Al Badari, or El Badari, is known for its Pre-dynastic cemeteries. The site lies between Qau and Matmar in Upper Egypt. The Al Badari region occupies 30 km of land along the east bank of the river Nile. Two points of major interest in Al Badari are the Dier Teas and Mostageddan cemetery. The credit for discovering Al Badari and unveiling its marvels to the world goes to Gertrude Caton Thompson and Guy Brunton, who first led the investigation in this area between 1922 and 1931. The findings have been studied extensively since then in order to find out about the social history and chronology of the Badarian period. (5500-4000 B.C).
The nearest city to Al Badari is Asyut, which is about 40 km away and Cairo is 338 km away. Asyut also has an airport which can be used by tourists for a very convenient trip. Tourists can book their accommodation in Asyut. Minya is 138 km away while Qena is 159 km from Al Badari. Tourists coming here can choose any city to stay in depending on their travel plans. The city of Al Badari has a very small population.
The Badarian economy flourished between 5500 BC and 4000 BC The culture gives direct evidence of the presence of agriculture in Upper Egypt. Six hundred graves and forty settlements have been discovered which also point to social stratification at that time. Fishing, animal husbandry, and agriculture were parts of the economy of the Badarian culture, and grains like barley, lentils, and wheat were regularly consumed. The people at that time placed their deceased on mats looking west, which is very different from traditions in later dynasties which regarded the west as the land of the dead. The influence of the Badarian culture has also been found in the south of Egypt indicating it was just not restricted to the local area.
Al Badari Site
Many archaeological findings dating back to the Pre-dynastic era have been found in the Al Badari region. Slate palettes, red polished pottery pots, stone vases, ivory and terracotta anthropomorphic figures, and flint have been discovered. The pottery that was buried with the dead is the most characteristic Element of the Badarian culture. It had been given a distinctive and decorative rippled surface. Many tools like bifacial sickles, end-scrapers, axes, perforators, and concave base arrowheads have been found as well. Remains of many animals like sheep, dogs, and cats in cemeteries indicate that the people living in this city were engaged in animal husbandry and had pets.
Although there is no clear evidence of buildings at that time, remains of wooden stumps indicate huts or some shelters were constructed by the locals in ancient times.
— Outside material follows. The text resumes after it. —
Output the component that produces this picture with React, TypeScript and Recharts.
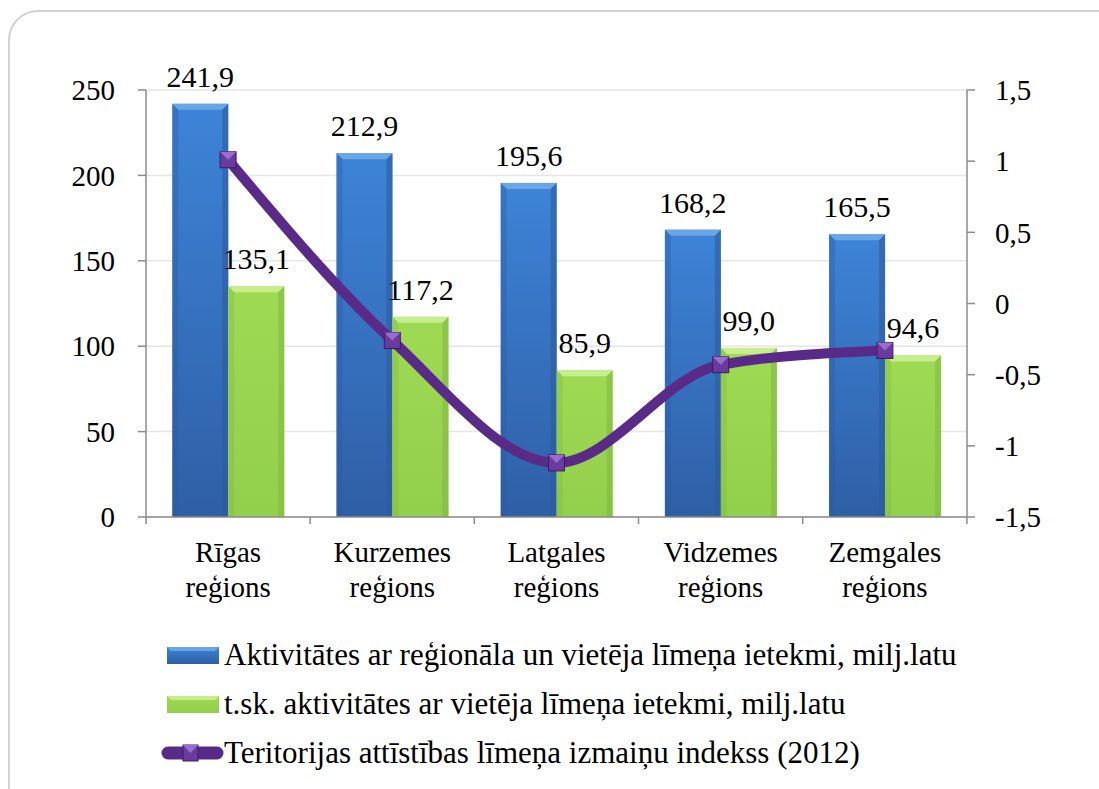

Basalt vases and elephant ivory carvings indicate that the Badarians interacted with cultures around them and the size of their pots points out the fact that they were not nomads but lived in a stavle settlement. A number of deep pits were also found which have been assumed to have been used as granaries.
Cemeteries in the Badarian Region
The decorations of Badarian graves have been very helpful for archaeologists in interpreting the culture of the Badarians. Excavations have revealed black and thin brown ceramics which indicates that there were skilled potters working during that time. The deceased were wrapped in animal skins or reed matting and simple belongings like stone beads or shells were placed on them. Some simple tools have also been found in graves. The pottery at cemeteries has also pointed to the fact that Badarians had a good food source which gave them spare time to indulge in the art.
The Nearby Town of Deir Teas
Deir Teas is a village near Al Badari. The pottery found here shows that a lot of development in terms of decoration and shape had taken place by the time of this settlement. Cups in the shape of lotus flowers have been found, for example, showing a very high level of art. This cemetery site dates to the Amratian phase belonging to Egypt's pre-dynastic culture. Some archeologists also believe that this site is an extension of Badarian culture.
Artifacts which have been found at al Badari have been quite varied. Badarian ware is the name given by Petrie to the distinctive pottery and this is because of the exclusive polished red vessels with black tops. The Badarian people were also the first in Egypt to make copper bead-shaped metal objects. Excavation of the site has given a very detailed insight into the Badarian culture but owing to the growing demand for land many of the ruins are slowly being lost.